Hal itu pula yang dialami oleh TKI bernama Mbok Cikrak. Perempuan cantik ini harus rela jauh dari keluarga untuk mengadu nasib di negara orang. Masalah ekonomi keluarga mengharuskan dirinya bekerja ke Taiwan saat usia masih 18 tahun.

"Waktu itu saya jadi TKI karena masalah ekonomi. Saya orang biasa aja, ingin berubah, ingin bantu keluarga. Saya lihat tetangga saya kerja di luar negeri pada bangun rumah, saya ingin kaya gitu. Ingin sekolah lagi nggak punya duit, jadi ya sudah jadi babu-lah," katanya kepada brilio.net saat ditemui belum lama ini.

Mbok cikrak © 2018 brilio.net

Beruntungnya, selama bekerja di Taiwan, ia tidak pernah mendapat pengalaman buruk. Ia justru menikah dengan pria asal Taiwan. Kini dirinya membantu sang suami mengurus bisnis travel.

Sayang, tidak semua TKI di Taiwan memiliki nasib baik seperti dirinya. Ia kerap menemukan kasus TKI terlantar di bandara. Biasanya agen penyalur tenaga kerja membiarkan para TKI itu di bandara. Tidak sedikit dari mereka yang tertipu dengan tiket pulang.

"Orang Taiwan enggak peduli, dia sudah ngurusin gitu aja, habis itu ya sudah enggak mau ngurusin lagi," katanya.
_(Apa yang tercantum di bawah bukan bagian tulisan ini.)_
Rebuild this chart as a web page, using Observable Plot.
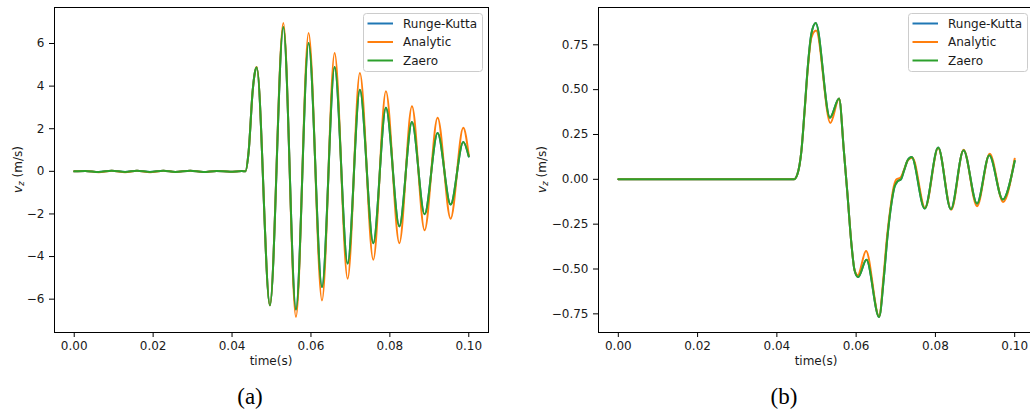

Mbok cikrak © 2018 brilio.net

Dari melihat kasus itu, dirinya terpanggil selama 10 tahun berkutat mengurus TKI di bandara Taiwan. Persoalan TKI dari sepele hingga serius diurusnya. Dirinya bahkan digelari ibu peri oleh para TKI.

"Yang enggak boleh itu kayak senter, pulang ke Indonesia kadang-kadang temen-temen bawa senter, raket listrik, kipas angin. Soalnya barang-barang itu di pasar malem sini kan murah banget. Jadi mereka bawa buat di kampung. Ternyata enggak boleh dibawa pulang harus di cargoin," ujarnya.

Kini Mbok memanfaatkan kemajuan teknologi, mulai dari Facebook, YouTube hingga Bigo Live. Dari situ Mbok melayani pertanyaan sambil sesekali menghibur agar penontonnya tak bosan.

"Iya aku sering di Bigo. Jadi mereka tanya kan aku bisa langsung jawab, kasih saran. Pokoknya memanfaatkan apa yang ada," kata ibu dua anak itu.

Tak diduga, dari Bigo, Mbok bisa mendulang sekitar Rp 15 juta per bulan. Uang tersebut belum termasuk usaha kosmetik yang dijalankannya. Pundi-pundi uang tak dimasukkan semua ke kantong pribadinya. Melalui yayasan, Mbok membantu kehidupan sekitar 200 anak yatim.

Sampai sekrang Mbok terus membantu. Ia juga memberi tips untuk para pekerja yang saat ini berada di luar sana.

"Pintar-pintar memanfaatkan teknologi. Kalau ada masalah jangan langsung kabur. Karena kalau kabur gitu saja kita akan susah dapat kerja lagi," pungkasnya.